Task requirements — Will you transcribe all the entries word for word, skipping the pictures they hold?

━━━━━ Extracted records ━━━━━

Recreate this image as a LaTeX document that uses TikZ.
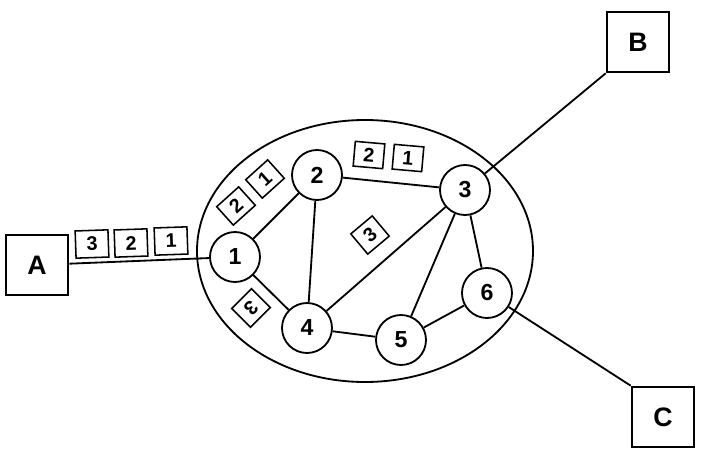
\documentclass[tikz,border=0pt]{standalone}
\usepackage{fontspec}
\setmainfont{Liberation Sans}
\usetikzlibrary{positioning}
\tikzset{
  router/.style={circle,draw,line width=1.3pt,minimum size=1.25cm,inner sep=0pt,font=\fontsize{16.5}{19}\selectfont\bfseries},
  host/.style={draw,line width=1.3pt,minimum width=1.57cm,minimum height=1.52cm,inner sep=0pt,font=\fontsize{19}{22}\selectfont\bfseries},
  packet/.style={draw,line width=1.1pt,minimum width=0.74cm,minimum height=0.62cm,inner sep=0pt,font=\fontsize{14}{16}\selectfont\bfseries},
  link/.style={line width=1.3pt}
}

\begin{document}
\begin{tikzpicture}
  \useasboundingbox (0,0) rectangle (17.825,11.65);
  % subnet
  \draw[link] (9.125,5.375) ellipse [x radius=4.2,y radius=3.275];
  % routers
  \node[router] (n1) at (5.875,5.225) {1};
  \node[router] (n2) at (7.925,7.275) {2};
  \node[router] (n3) at (11.625,6.9) {3};
  \node[router] (n4) at (7.675,3.45) {4};
  \node[router] (n5) at (10.025,3.15) {5};
  \node[router] (n6) at (12.175,4.325) {6};
  % hosts
  \node[host] (a) at (0.925,5.025) {A};
  \node[host] (b) at (15.95,10.6) {B};
  \node[host] (c) at (16.575,1.225) {C};
  % links
  \foreach \u/\v in {n1/n2,n1/n4,n2/n3,n2/n4,n3/n4,n3/n5,n3/n6,n4/n5,n5/n6}{
    \draw[link] (\u) -- (\v);
  }
  \draw[link] (a) -- (n1);
  \draw[link] (n3) -- (b.south west);
  \draw[link] (n6) -- (c.north west);
  % packets
  \foreach \x/\y/\t in {2.3/5.55/3,3.275/5.575/2,4.275/5.625/1}{
    \node[packet,minimum width=0.82cm,minimum height=0.68cm,rotate=2] (pa\t) at (\x,\y) {\t};
  }
  \node[packet,rotate=42] (pb2) at (5.9,6.5) {2};
  \node[packet,rotate=42] (pb1) at (6.625,7.175) {1};
  \node[packet,rotate=-5] (pc2) at (9.225,7.775) {2};
  \node[packet,rotate=-5] (pc1) at (10.2,7.7) {1};
  \node[packet,minimum width=0.7cm,minimum height=0.66cm,rotate=40] (pd3) at (9.25,5.775) {3};
  \node[packet,minimum width=0.7cm,minimum height=0.66cm,rotate=-135] (pe3) at (6.275,3.95) {3};
\end{tikzpicture}
\end{document}
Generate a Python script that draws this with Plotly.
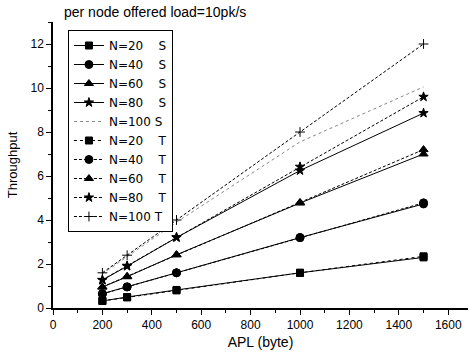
import plotly.graph_objects as go

apl = [200, 300, 500, 1000, 1500]

s20 = [0.32, 0.50, 0.82, 1.60, 2.30]
s40 = [0.65, 0.96, 1.60, 3.20, 4.73]
s60 = [0.95, 1.42, 2.42, 4.77, 7.00]
s80 = [1.27, 1.90, 3.20, 6.25, 8.86]
s100 = [1.55, 2.33, 3.90, 7.55, 10.05]

t20 = [0.32, 0.48, 0.80, 1.60, 2.35]
t40 = [0.64, 0.96, 1.60, 3.20, 4.78]
t60 = [0.96, 1.44, 2.42, 4.80, 7.20]
t80 = [1.28, 1.92, 3.22, 6.42, 9.60]
t100 = [1.60, 2.40, 4.00, 8.00, 12.00]

names = ["N=20\u00a0\u00a0\u00a0\u00a0S", "N=40\u00a0\u00a0\u00a0\u00a0S", "N=60\u00a0\u00a0\u00a0\u00a0S",
         "N=80\u00a0\u00a0\u00a0\u00a0S", "N=100\u00a0S",
         "N=20\u00a0\u00a0\u00a0\u00a0T", "N=40\u00a0\u00a0\u00a0\u00a0T", "N=60\u00a0\u00a0\u00a0\u00a0T",
         "N=80\u00a0\u00a0\u00a0\u00a0T", "N=100\u00a0T"]

series = [s20, s40, s60, s80, s100, t20, t40, t60, t80, t100]
symbols = ["square", "circle", "triangle-up", "star", None,
           "square", "circle", "triangle-up", "star", "cross-thin"]
dashes = ["solid"] * 4 + ["dot", "dot", "3px,2px", "3px,2px", "3px,2px", "3px,2px"]
sizes = [7, 8, 8, 7, 0, 7, 8, 8, 7, 7]

fig = go.Figure()
for i, (nm, ys) in enumerate(zip(names, series)):
    sym = symbols[i]
    color = "#888" if i == 4 else "black"
    fig.add_trace(go.Scatter(
        x=apl, y=ys, name=nm,
        mode="lines+markers" if sym else "lines",
        line=dict(color=color, width=1, dash=dashes[i]),
        marker=dict(symbol=sym if sym else "circle", size=sizes[i], color="black",
                    line=dict(color="black", width=1)),
    ))

fig.update_layout(
    width=470, height=355,
    margin=dict(l=53, r=2, t=22, b=47),
    paper_bgcolor="white", plot_bgcolor="white",
    font=dict(family="Arial, Liberation Sans, sans-serif", color="black", size=12),
    showlegend=True,
    legend=dict(x=0.036, y=0.972, xanchor="left", yanchor="top",
                bordercolor="black", borderwidth=1, bgcolor="white",
                font=dict(size=12, family="DejaVu Sans"), tracegroupgap=0),
)
fig.add_annotation(text="per node offered load=10pk/s", xref="paper", yref="paper",
                   x=(62 - 53) / 415, y=1 + (22 - 12) / 286, xanchor="left", yanchor="middle",
                   showarrow=False, font=dict(size=14))

fig.update_xaxes(range=[0, 1680], tickvals=[0, 200, 400, 600, 800, 1000, 1200, 1400, 1600],
                 ticks="outside", ticklen=5, tickwidth=1, tickcolor="black",
                 minor=dict(dtick=100, ticks="outside", ticklen=3, tickcolor="black"),
                 showline=True, linecolor="black", linewidth=1.5, showgrid=False, zeroline=False,
                 title=dict(text="APL (byte)", font=dict(size=14), standoff=6),
                 tickfont=dict(size=12))
fig.update_yaxes(range=[0, 13], tickvals=[0, 2, 4, 6, 8, 10, 12],
                 ticks="outside", ticklen=5, tickwidth=1, tickcolor="black",
                 minor=dict(dtick=1, ticks="outside", ticklen=3, tickcolor="black"),
                 showline=True, linecolor="black", linewidth=1.5, showgrid=False, zeroline=False,
                 title=dict(text="Throughput", font=dict(size=13), standoff=10),
                 tickfont=dict(size=12))

fig.write_html("out.html")
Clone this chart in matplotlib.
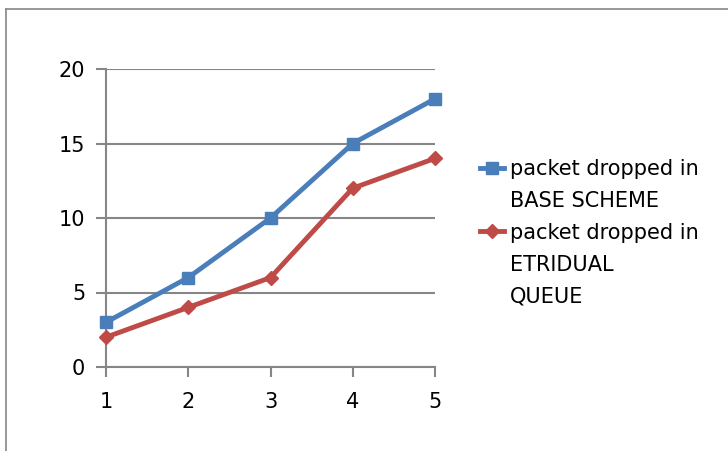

━━━━━

Response —
Recreate this image as a LaTeX document that uses TikZ.
\documentclass[tikz,border=0pt]{standalone}
\usepackage{fontspec}
\setmainfont{Liberation Sans}
\usetikzlibrary{positioning}
\tikzset{
  router/.style={circle,draw,line width=1.3pt,minimum size=1.25cm,inner sep=0pt,font=\fontsize{16.5}{19}\selectfont\bfseries},
  host/.style={draw,line width=1.3pt,minimum width=1.57cm,minimum height=1.52cm,inner sep=0pt,font=\fontsize{19}{22}\selectfont\bfseries},
  packet/.style={draw,line width=1.1pt,minimum width=0.74cm,minimum height=0.62cm,inner sep=0pt,font=\fontsize{14}{16}\selectfont\bfseries},
  link/.style={line width=1.3pt}
}

\begin{document}
\begin{tikzpicture}
  \useasboundingbox (0,0) rectangle (17.825,11.65);
  % subnet
  \draw[link] (9.125,5.375) ellipse [x radius=4.2,y radius=3.275];
  % routers
  \node[router] (n1) at (5.875,5.225) {1};
  \node[router] (n2) at (7.925,7.275) {2};
  \node[router] (n3) at (11.625,6.9) {3};
  \node[router] (n4) at (7.675,3.45) {4};
  \node[router] (n5) at (10.025,3.15) {5};
  \node[router] (n6) at (12.175,4.325) {6};
  % hosts
  \node[host] (a) at (0.925,5.025) {A};
  \node[host] (b) at (15.95,10.6) {B};
  \node[host] (c) at (16.575,1.225) {C};
  % links
  \foreach \u/\v in {n1/n2,n1/n4,n2/n3,n2/n4,n3/n4,n3/n5,n3/n6,n4/n5,n5/n6}{
    \draw[link] (\u) -- (\v);
  }
  \draw[link] (a) -- (n1);
  \draw[link] (n3) -- (b.south west);
  \draw[link] (n6) -- (c.north west);
  % packets
  \foreach \x/\y/\t in {2.3/5.55/3,3.275/5.575/2,4.275/5.625/1}{
    \node[packet,minimum width=0.82cm,minimum height=0.68cm,rotate=2] (pa\t) at (\x,\y) {\t};
  }
  \node[packet,rotate=42] (pb2) at (5.9,6.5) {2};
  \node[packet,rotate=42] (pb1) at (6.625,7.175) {1};
  \node[packet,rotate=-5] (pc2) at (9.225,7.775) {2};
  \node[packet,rotate=-5] (pc1) at (10.2,7.7) {1};
  \node[packet,minimum width=0.7cm,minimum height=0.66cm,rotate=40] (pd3) at (9.25,5.775) {3};
  \node[packet,minimum width=0.7cm,minimum height=0.66cm,rotate=-135] (pe3) at (6.275,3.95) {3};
\end{tikzpicture}
\end{document}
Generate a Python script that draws this with Plotly.
import plotly.graph_objects as go

apl = [200, 300, 500, 1000, 1500]

s20 = [0.32, 0.50, 0.82, 1.60, 2.30]
s40 = [0.65, 0.96, 1.60, 3.20, 4.73]
s60 = [0.95, 1.42, 2.42, 4.77, 7.00]
s80 = [1.27, 1.90, 3.20, 6.25, 8.86]
s100 = [1.55, 2.33, 3.90, 7.55, 10.05]

t20 = [0.32, 0.48, 0.80, 1.60, 2.35]
t40 = [0.64, 0.96, 1.60, 3.20, 4.78]
t60 = [0.96, 1.44, 2.42, 4.80, 7.20]
t80 = [1.28, 1.92, 3.22, 6.42, 9.60]
t100 = [1.60, 2.40, 4.00, 8.00, 12.00]

names = ["N=20\u00a0\u00a0\u00a0\u00a0S", "N=40\u00a0\u00a0\u00a0\u00a0S", "N=60\u00a0\u00a0\u00a0\u00a0S",
         "N=80\u00a0\u00a0\u00a0\u00a0S", "N=100\u00a0S",
         "N=20\u00a0\u00a0\u00a0\u00a0T", "N=40\u00a0\u00a0\u00a0\u00a0T", "N=60\u00a0\u00a0\u00a0\u00a0T",
         "N=80\u00a0\u00a0\u00a0\u00a0T", "N=100\u00a0T"]

series = [s20, s40, s60, s80, s100, t20, t40, t60, t80, t100]
symbols = ["square", "circle", "triangle-up", "star", None,
           "square", "circle", "triangle-up", "star", "cross-thin"]
dashes = ["solid"] * 4 + ["dot", "dot", "3px,2px", "3px,2px", "3px,2px", "3px,2px"]
sizes = [7, 8, 8, 7, 0, 7, 8, 8, 7, 7]

fig = go.Figure()
for i, (nm, ys) in enumerate(zip(names, series)):
    sym = symbols[i]
    color = "#888" if i == 4 else "black"
    fig.add_trace(go.Scatter(
        x=apl, y=ys, name=nm,
        mode="lines+markers" if sym else "lines",
        line=dict(color=color, width=1, dash=dashes[i]),
        marker=dict(symbol=sym if sym else "circle", size=sizes[i], color="black",
                    line=dict(color="black", width=1)),
    ))

fig.update_layout(
    width=470, height=355,
    margin=dict(l=53, r=2, t=22, b=47),
    paper_bgcolor="white", plot_bgcolor="white",
    font=dict(family="Arial, Liberation Sans, sans-serif", color="black", size=12),
    showlegend=True,
    legend=dict(x=0.036, y=0.972, xanchor="left", yanchor="top",
                bordercolor="black", borderwidth=1, bgcolor="white",
                font=dict(size=12, family="DejaVu Sans"), tracegroupgap=0),
)
fig.add_annotation(text="per node offered load=10pk/s", xref="paper", yref="paper",
                   x=(62 - 53) / 415, y=1 + (22 - 12) / 286, xanchor="left", yanchor="middle",
                   showarrow=False, font=dict(size=14))

fig.update_xaxes(range=[0, 1680], tickvals=[0, 200, 400, 600, 800, 1000, 1200, 1400, 1600],
                 ticks="outside", ticklen=5, tickwidth=1, tickcolor="black",
                 minor=dict(dtick=100, ticks="outside", ticklen=3, tickcolor="black"),
                 showline=True, linecolor="black", linewidth=1.5, showgrid=False, zeroline=False,
                 title=dict(text="APL (byte)", font=dict(size=14), standoff=6),
                 tickfont=dict(size=12))
fig.update_yaxes(range=[0, 13], tickvals=[0, 2, 4, 6, 8, 10, 12],
                 ticks="outside", ticklen=5, tickwidth=1, tickcolor="black",
                 minor=dict(dtick=1, ticks="outside", ticklen=3, tickcolor="black"),
                 showline=True, linecolor="black", linewidth=1.5, showgrid=False, zeroline=False,
                 title=dict(text="Throughput", font=dict(size=13), standoff=10),
                 tickfont=dict(size=12))

fig.write_html("out.html")
Clone this chart in matplotlib.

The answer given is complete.